Ieuan Wyn Jones resigned following Plaid's election showing
The ingredients of both include unreliable witnesses, dodgy alibis, concealed motives, jealousy and ambition as well as a variety of weapons and plenty of backs at which to aim them.
Plus, of course, those unexpected twists that keep us following the plot.
In May this year, for example, everything seemed straightforward enough.
Ieuan Wyn Jones, the president of Plaid Cymru, stood on the steps of his party's Cardiff headquarters and read out his resignation statement.
As clear a case of suicide as you'll ever see, inspector.
Except for a number of things.
Perhaps there wasn't a specific, detailed plot, but the effect was the same as if there had been one
Most important of all was the fact that he turned out not to be dead at all.
At the same time there was no doubt that he had been shot, but who had done it?
There were so many suspects it was difficult to push your way through the crowd.
They included a majority of his Welsh assembly colleagues, who had expressed a lack of confidence in his leadership.
In particular, a group who had met for a takeaway curry at the home of Helen Mary Jones, who was to become a candidate for Mr Jones's job.
Helen Mary Jones denied there was a plot to oust Mr Jones
When accused, however, these people reacted in the manner of delinquents the world over.
"Who, me, guv?" they said, "Plotting?
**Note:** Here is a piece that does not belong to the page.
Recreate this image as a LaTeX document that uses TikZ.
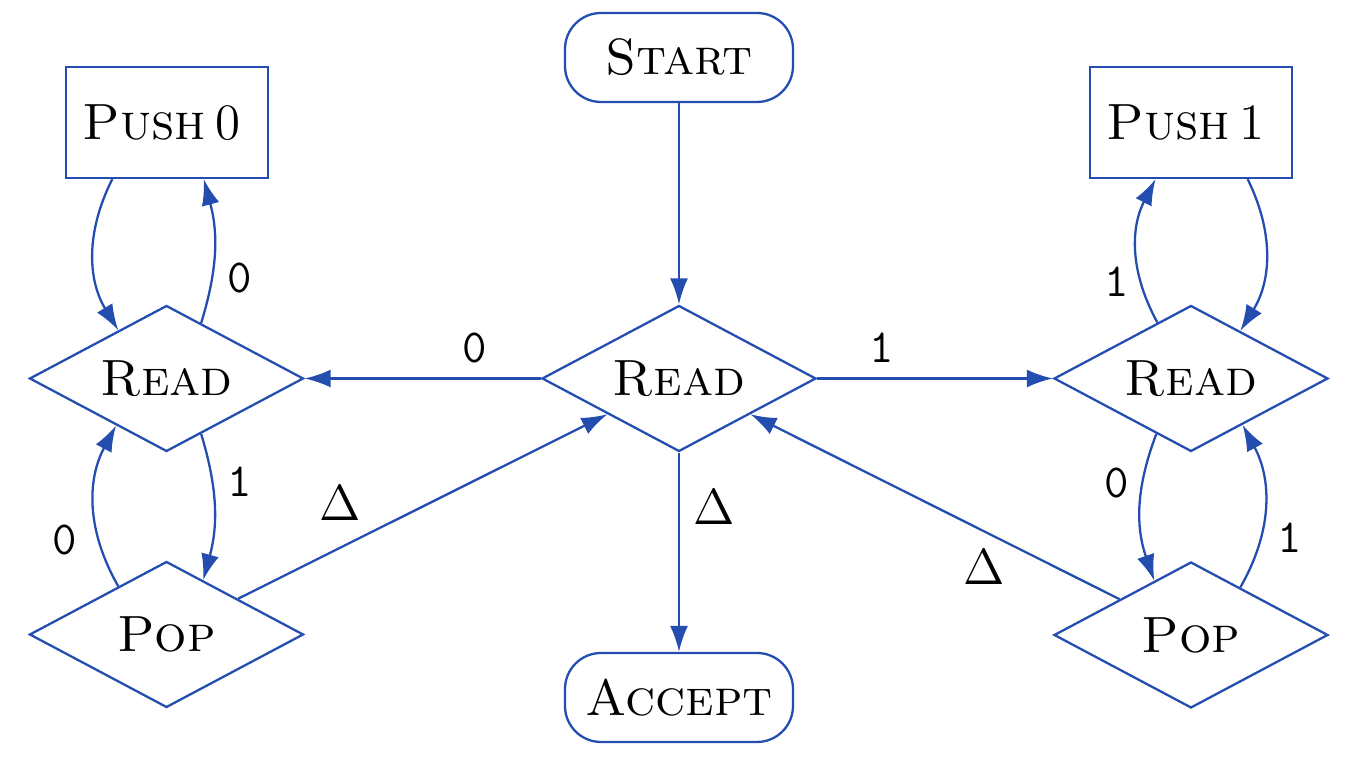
\documentclass[tikz,border=0pt]{standalone}
\usetikzlibrary{shapes.geometric,arrows.meta}
\definecolor{lineblue}{RGB}{35,78,175}
\begin{document}
\begin{tikzpicture}[
  x=1cm,y=1cm,
  every node/.style={font=\fontsize{14.5}{17}\selectfont},
  dia/.style={draw=lineblue, line width=0.65pt, diamond, aspect=1.878,
    minimum width=2.74cm, minimum height=1.46cm, inner sep=0pt},
  boxnode/.style={draw=lineblue, line width=0.65pt, rectangle,
    minimum width=2.02cm, minimum height=1.11cm, inner sep=0pt},
  term/.style={draw=lineblue, line width=0.65pt, rectangle, rounded corners=0.36cm,
    minimum width=2.28cm, minimum height=0.89cm, inner sep=0pt},
  arr/.style={draw=lineblue, line width=0.65pt,
    -{Latex[length=0.26cm,width=0.18cm]}},
  lbl/.style={font=\fontsize{13.5}{16}\selectfont\ttfamily, inner sep=0pt},
  dlbl/.style={font=\fontsize{14.5}{17}\selectfont, inner sep=0pt}
]
\fill[white] (0,0) rectangle (13.5,-7.66);
\useasboundingbox (0,0) rectangle (13.5,-7.66);

\node[term] (start) at (6.79,-0.575) {\textsc{Start}};
\node[dia] (readc) at (6.79,-3.785) {\textsc{Read}};
\node[dia] (readl) at (1.665,-3.785) {\textsc{Read}};
\node[dia] (readr) at (11.91,-3.785) {\textsc{Read}};
\node[boxnode] (push0) at (1.67,-1.225) {\textsc{Push}\kern2.8pt 0\kern3pt};
\node[boxnode] (push1) at (11.91,-1.225) {\textsc{Push}\kern2.8pt 1\kern3pt};
\node[dia] (popl) at (1.665,-6.345) {\textsc{Pop}};
\node[dia] (popr) at (11.91,-6.35) {\textsc{Pop}};
\node[term] (accept) at (6.79,-6.975) {\textsc{Accept}};

\draw[arr] (start) -- (readc);
\draw[arr] (readc) -- (readl);
\draw[arr] (readc) -- (readr);
\draw[arr] (readc) -- (accept);
\draw[arr] (popl) -- (readc);
\draw[arr] (popr) -- (readc);

\draw[arr] (push0.-134.7) to[bend right=29] (readl.135.9);
\draw[arr] (readl.58.4) to[bend right=16] (push0.-57.8);
\draw[arr] (readl.-58) to[bend left=16] (popl.56);
\draw[arr] (popl.135.9) to[bend left=29] (readl.-137.4);

\draw[arr] (readr.121.6) to[bend left=28] (push1.-122.2);
\draw[arr] (push1.-45.3) to[bend left=29] (readr.44.1);
\draw[arr] (readr.-122) to[bend right=20] (popr.124);
\draw[arr] (popr.44.1) to[bend right=29] (readr.-42.6);

\node[lbl] (l1) at (2.40,-2.78) {0};
\node[lbl] (l2) at (2.40,-4.82) {1};
\node[lbl] (l3) at (0.65,-5.40) {0};
\node[lbl] (l4) at (4.75,-3.48) {0};
\node[lbl] (l5) at (8.82,-3.48) {1};
\node[lbl] (l6) at (11.17,-2.82) {1};
\node[lbl] (l7) at (11.17,-4.83) {0};
\node[lbl] (l8) at (12.90,-5.38) {1};
\node[dlbl] (d1) at (3.40,-5.03) {$\Delta$};
\node[dlbl] (d2) at (7.14,-5.07) {$\Delta$};
\node[dlbl] (d3) at (9.84,-5.67) {$\Delta$};
\end{tikzpicture}
\end{document}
Why would I want to do a thing like that?"
It was a misunderstanding, they said.
All they'd wanted to do was discuss some changes in the leadership but Ieuan Wyn had inexplicably taken this as a signal to put a gun to his own head.
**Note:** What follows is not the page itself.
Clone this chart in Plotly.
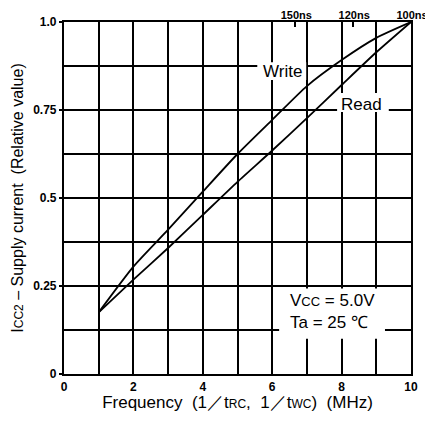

Well, perhaps there wasn't a specific, detailed plot, but the effect was the same as if there had been one.
And in the background of these events lay a whole series of motives as to why some people wished him harm.
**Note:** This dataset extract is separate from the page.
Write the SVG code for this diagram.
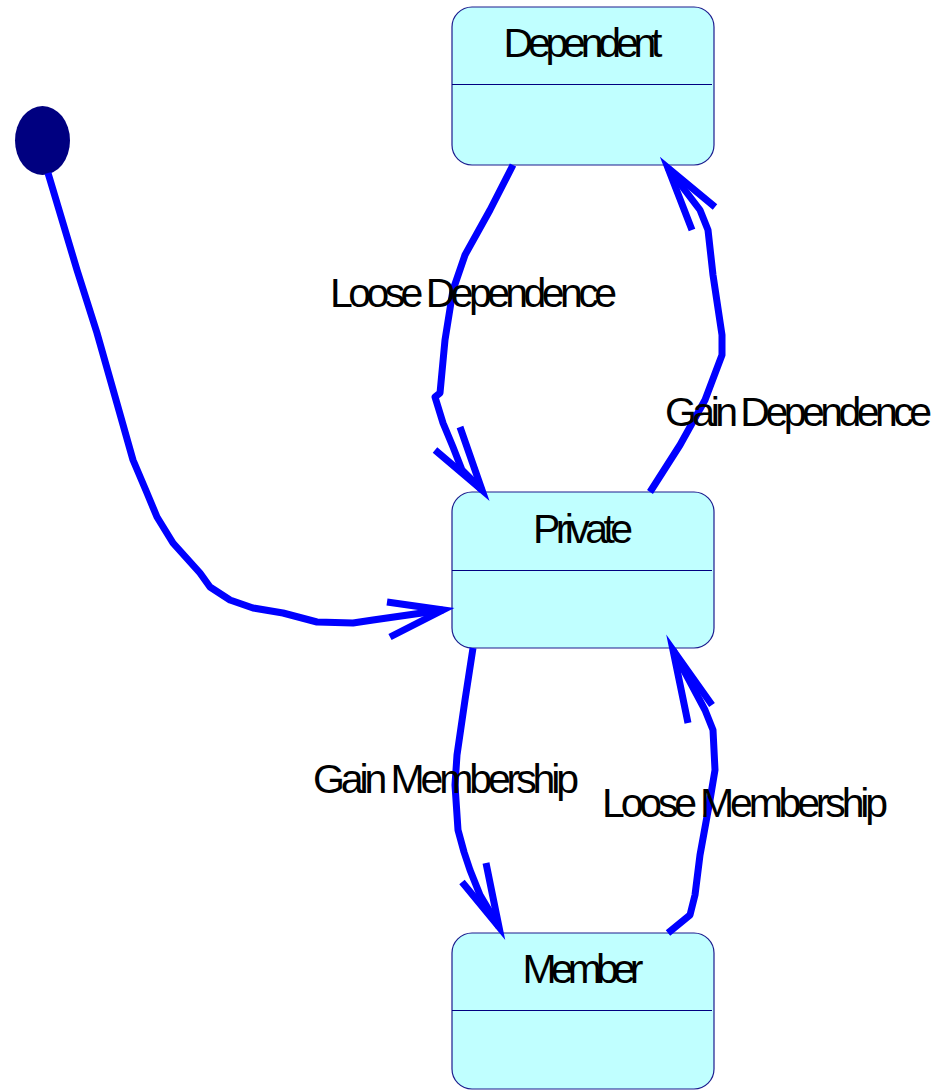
<svg xmlns="http://www.w3.org/2000/svg" width="941" height="1090" viewBox="0 0 941 1090">
  <style>
    .state rect { fill: #c0ffff; stroke: #1c1c8e; stroke-width: 1.2; }
    .state line { stroke: #000080; stroke-width: 1.2; }
    .name { font-family: "Liberation Sans", Arial, sans-serif; font-size: 41px; fill: #000; text-anchor: middle; }
    .label { font-family: "Liberation Sans", Arial, sans-serif; font-size: 41px; fill: #000; }
    .edge { fill: none; stroke: #0000ff; stroke-width: 7; stroke-linejoin: round; stroke-linecap: butt; }
    .head { fill: none; stroke: #0000ff; stroke-width: 7; stroke-linejoin: miter; stroke-miterlimit: 10; }
  </style>
  <rect width="941" height="1090" fill="#ffffff"/>

  <!-- initial pseudo-state -->
  <g id="initial">
    <ellipse cx="42.5" cy="140.5" rx="27.5" ry="34.5" fill="#000080"/>
  </g>

  <!-- states -->
  <g id="dependent" class="state">
    <rect x="452" y="7" width="262" height="158" rx="20" ry="20"/>
    <line x1="452" y1="84.5" x2="712" y2="84.5"/>
    <text class="name" x="583" y="57" textLength="159" lengthAdjust="spacing">Dependent</text>
  </g>
  <g id="private" class="state">
    <rect x="452" y="492" width="262" height="156" rx="20" ry="20"/>
    <line x1="452" y1="570.5" x2="712" y2="570.5"/>
    <text class="name" x="583" y="543" textLength="100" lengthAdjust="spacing">Private</text>
  </g>
  <g id="member" class="state">
    <rect x="452" y="933" width="262" height="156" rx="20" ry="20"/>
    <line x1="452" y1="1010.5" x2="712" y2="1010.5"/>
    <text class="name" x="583" y="983" textLength="121" lengthAdjust="spacing">Member</text>
  </g>

  <!-- transitions -->
  <g id="connectors">
    <!-- initial -> Private -->
    <polyline class="edge" points="48,173 77,270 97,333 118,407 133,460 147,493 157,517 173,543 200,573 210,587 230,600 253,608 283,613 317,622 353,623 373,620 443,610"/>
    <polyline class="head" points="387,602 443,610 390,637"/>

    <!-- Dependent -> Private : Loose Dependence -->
    <polyline class="edge" points="513,165 490,210 465,255 453,290 445,340 440,393 435,397 443,423 453,447 462,470 482,490"/>
    <polyline class="head" points="435,450 482,490 460,427"/>

    <!-- Private -> Dependent : Gain Dependence -->
    <polyline class="edge" points="650,492 680,445 705,400 722,355 722,335 713,275 708,230 700,210 668,168"/>
    <polyline class="head" points="715,207 668,168 692,230"/>

    <!-- Private -> Member : Gain Membership -->
    <polyline class="edge" points="473,648 465,700 457,755 455,785 458,830 464,852 470,870 480,895 499,927"/>
    <polyline class="head" points="462,882 499,927 486,863"/>

    <!-- Member -> Private : Loose Membership -->
    <polyline class="edge" points="668,933 690,915 695,895 700,855 710,800 715,770 713,730 705,710 673,650"/>
    <polyline class="head" points="712,705 673,650 688,723"/>
  </g>

  <!-- transition labels -->
  <g id="labels">
    <text class="label" x="330" y="307" textLength="287" lengthAdjust="spacing">Loose Dependence</text>
    <text class="label" x="665" y="426" textLength="267" lengthAdjust="spacing">Gain Dependence</text>
    <text class="label" x="313" y="793" textLength="266" lengthAdjust="spacing">Gain Membership</text>
    <text class="label" x="602" y="817" textLength="286" lengthAdjust="spacing">Loose Membership</text>
  </g>
</svg>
The immediate provocation was the party's disappointing performance in the assembly elections in May.
That was obviously the occasion for some disquiet but behind that lay the long-running argument over what kind of party Plaid Cymru ought to be.
To put the question at its simplest: how can Plaid Cymru continue to appeal to cultural nationalists, chiefly in the north and west, while getting support from those, in the south and east, who are at best indifferent to linguistic politics?
No-one has yet solved this problem, but the revival of a certain amount of linguistic militancy over second homes and a less-than-polished performance by Ieuan Wyn on the BBC's Question Time programme made the issue particularly significant.
That matter is often personalised by the contesting claims of the supporters of two former presidents, Dafydd Elis Thomas and Dafydd Wigley.
Their rivalry over three decades is often presented as a battle between modernisers and traditionalists, although in reality that is a very simplistic way of putting it.
But in this argument Ieuan Wyn Jones is presented as belonging to the Lord Elis-Thomas faction with whom he has been politically associated for thirty years.
One consequence of this was a sense of unfinished business that hung over Ieuan Wyn Jones' election as president.
Ill-health had forced Dafydd Wigley to stand down but his reputation, not to mention his continued presence in the assembly, caused numbers of party members to draw unfavourable comparisons between the two leaders.
As Dafydd Wigley's health improved, so did a view among some people that he had somehow been unfairly rushed from office.
As we can see, when you begin a bit of detective work on this sort of thing you realise that the world of politics, like that of crime, often isn't as simple as you might think at first sight.
Twists in plot
Far from a single marksman aiming at Ieuan Wyn Jones there were any number of them, including, of course, the man himself.
And then another twist, which might have made even Dame Agatha pause for a moment.
Now the man who in May appeared to have blown his brains out has emerged entirely restored to life as leader of the Plaid Cymru group in the assembly.
This was pretty extraordinary but at the same time we have to remember that Ieuan Wyn Jones' majority was tiny and that those people who criticised him in the spring haven't necessarily come to admire him in the autumn.
For such reasons we shouldn't rule out a turbulent sequel to the story of Who Shot Ieuan Wyn Jones?